A layman's take on art

I go to this event every year called Art Basel. It’s the largest art fair in the world. There are thousands of exhibitors, thousands of artists and galleries exhibit there, and much of it is so uninteresting and so outside the realm of what I would call art. I mean, the classic example is, “my five-year-old could do this.”

Art is one of the first expressions of humans, and even earlier hominids. Whether it was a drawing in the sand, or a cave painting, or a carved figure of a pregnant woman, my theory is that the first artistic representations were designed to recreate what occurs in nature as faithfully as the artist could manage.

If you start tracing art back through ancient Mesopotamia and Egypt and the carvings and the mummies and the figureheads and the sphinx, and then take it up through the Middle Ages, my theory is that art probably peaked in the Renaissance, because it was the closest to a true representation of what life was and what you were looking at.

Artists like Da Vinci, Caravaggio, with the use of light and accurate representations of human form and shapes. That was art trying to come as close as possible to the perfect representation of the thing that you were looking at. It wasn’t a straight line, of course. Roman sculpture devolved a bit in the 3rd and 4th centuries, going from the classical realism with detailed musculature and facial features to blockier, flatter, more “lumpy” representations.

But overall?

Everything since then has been trending toward the photograph. The high-resolution photograph is the highest representation of nature as an art form that is not actually nature. It was kind of the invention of the color camera that was the highest point of art, if art was truly humans trying to express what they saw in nature. Once we hit that, then there’s nowhere else to go.

So what happens after that? Now we’re trying to devolve it and dissect it.

In the ensuing years and centuries, art devolved into cubism and pointillism and expressionism and Bauhaus and all the other things. I’m not being precise here because I don’t know all the terms, but the general trend is true: if you follow the logic, art was always seeking photorealism. When it got there, that’s when things got weird.

The first photography arrived in the 1820s, representing the pinnacle of the mountain climb toward true representation of reality. Then art began climbing back down the other side, dissecting reality, trying to find an edge. Trying to go beyond photorealism. That’s when you see things like pointillism emerge. Pointillism is beautiful because it’s what came after photography. It’s still close to true representation, just on the other side of reality and trending toward devolution. But the farther you get, the weirder things get.

What made Jackson Pollock such an innovative painter? He spilled paint and splattered paint on a canvas. He did it in an interesting way, sure, and it took a certain skill, but it’s not the same as Rembrandt. 

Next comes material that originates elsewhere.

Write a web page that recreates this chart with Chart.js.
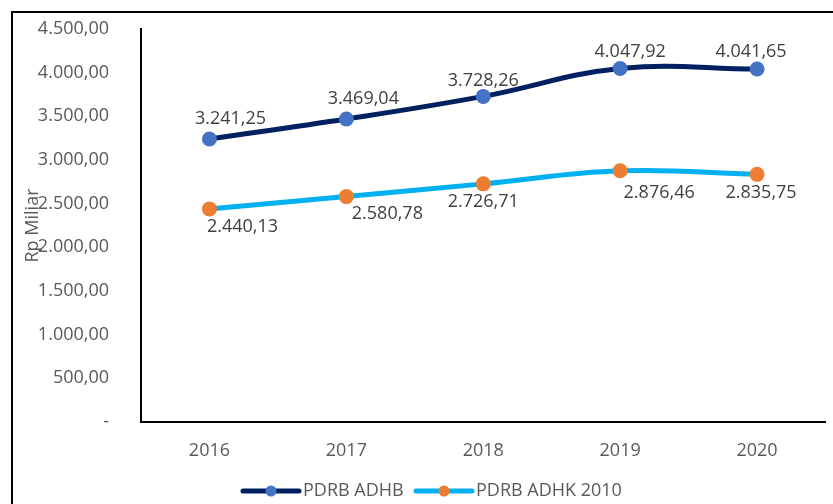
<!DOCTYPE html>
<html>
<head>
<meta charset="utf-8">
<script src="https://cdn.jsdelivr.net/npm/chart.js@4/dist/chart.umd.min.js"></script>
<style>
  html, body { margin: 0; padding: 0; background: #fff; }
  #wrap { width: 833px; height: 504px; }
</style>
</head>
<body>
<div id="wrap"><canvas id="c" width="833" height="504"></canvas></div>
<script>
const years = ['2016', '2017', '2018', '2019', '2020'];
const adhb = [3241.25, 3469.04, 3728.26, 4047.92, 4041.65];
const adhk = [2440.13, 2580.78, 2726.71, 2876.46, 2835.75];
const seriesNames = ['PDRB ADHB', 'PDRB ADHK 2010'];

// where Excel put each data label, relative to its point
const labelShift = [
  [[21, -20], [17, -20], [0, -16], [10, -17], [-6, -17]],
  [[33, 18], [41, 17], [0, 18], [39, 22], [4, 19]]
];

const FONT = '"Open Sans", "Liberation Sans", sans-serif';

function fmt(v) {
  if (v === 0) return '-';
  const parts = v.toFixed(2).split('.');
  return parts[0].replace(/\B(?=(\d{3})+(?!\d))/g, '.') + ',' + parts[1];
}

const extras = {
  id: 'extras',
  beforeDraw(chart) {
    const ctx = chart.ctx;
    ctx.save();
    ctx.strokeStyle = '#000';
    ctx.lineWidth = 2;
    ctx.beginPath();
    ctx.moveTo(12, 510);
    ctx.lineTo(12, 12);
    ctx.lineTo(840, 12);
    ctx.stroke();
    ctx.restore();
  },
  afterDatasetsDraw(chart) {
    const ctx = chart.ctx;
    ctx.save();
    ctx.font = '18px ' + FONT;
    ctx.fillStyle = '#404040';
    ctx.textAlign = 'center';
    ctx.textBaseline = 'middle';
    chart.data.datasets.forEach((ds, di) => {
      chart.getDatasetMeta(di).data.forEach((pt, i) => {
        const s = labelShift[di][i];
        ctx.fillText(fmt(ds.data[i]), pt.x + s[0], pt.y + s[1]);
      });
    });

    // legend
    const items = [
      { x: 243, ds: chart.data.datasets[0] },
      { x: 416, ds: chart.data.datasets[1] }
    ];
    const y = 491;
    ctx.textAlign = 'left';
    items.forEach(it => {
      ctx.strokeStyle = it.ds.borderColor;
      ctx.lineWidth = 5;
      ctx.lineCap = 'round';
      ctx.beginPath();
      ctx.moveTo(it.x, y);
      ctx.lineTo(it.x + 56, y);
      ctx.stroke();
      ctx.fillStyle = it.ds.pointBackgroundColor;
      ctx.beginPath();
      ctx.arc(it.x + 28, y, 5.5, 0, Math.PI * 2);
      ctx.fill();
      ctx.fillStyle = '#595959';
      ctx.fillText(it.ds.label, it.x + 60, y);
    });
    ctx.restore();
  }
};

new Chart(document.getElementById('c').getContext('2d'), {
  type: 'line',
  data: {
    labels: years,
    datasets: [
      {
        label: seriesNames[0],
        data: adhb,
        borderColor: '#002060',
        borderWidth: 5,
        pointBackgroundColor: '#4472C4',
        pointBorderColor: '#4472C4',
        pointBorderWidth: 0,
        pointRadius: 7.5,
        tension: 0.4
      },
      {
        label: seriesNames[1],
        data: adhk,
        borderColor: '#00B0F0',
        borderWidth: 5,
        pointBackgroundColor: '#ED7D31',
        pointBorderColor: '#ED7D31',
        pointBorderWidth: 0,
        pointRadius: 7.5,
        tension: 0.4
      }
    ]
  },
  options: {
    responsive: false,
    animation: false,
    layout: { padding: { left: 0, top: 29, right: 3, bottom: 0 } },
    plugins: {
      legend: { display: false },
      tooltip: { enabled: false }
    },
    scales: {
      x: {
        offset: true,
        grid: { display: false },
        border: { display: true, color: '#000', width: 2 },
        ticks: { color: '#595959', font: { family: FONT, size: 18 }, padding: 10 },
        afterFit: s => { s.height = 82; }
      },
      y: {
        min: 0,
        max: 4500,
        grid: { display: false },
        border: { display: true, color: '#000', width: 2 },
        ticks: {
          stepSize: 500,
          color: '#595959',
          font: { family: FONT, size: 18 },
          padding: 24,
          callback: v => fmt(v)
        },
        title: {
          display: true,
          text: 'Rp Miliar',
          color: '#595959',
          font: { family: FONT, size: 18 },
          padding: { top: 22, bottom: 0 }
        },
        afterFit: s => { s.width = 141; s.paddingTop = 0; s.paddingBottom = 0; }
      }
    }
  },
  plugins: [extras]
});
</script>
</body>
</html>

And now I get fed every day these images of guys with buckets of multicolored paint hanging in their studio, spinning them like a pendulum across a canvas. What is it about that that is truly art?

It’s almost like once mastery in any field is achieved, the next phase is deconstruction. You see it in visual art, you see it in education, you see it in history, you see it in media. There’s no straightforward heroes anymore. Everything has to be reinterpreted. Everything has to be twisted. Everything has to be broken apart. 

But art started as a way to recreate nature. It started as a way to show what you saw, as accurately as you could show it.

And my theory is that once we perfected that, once we could reproduce reality almost exactly, then the only direction left was to take it apart.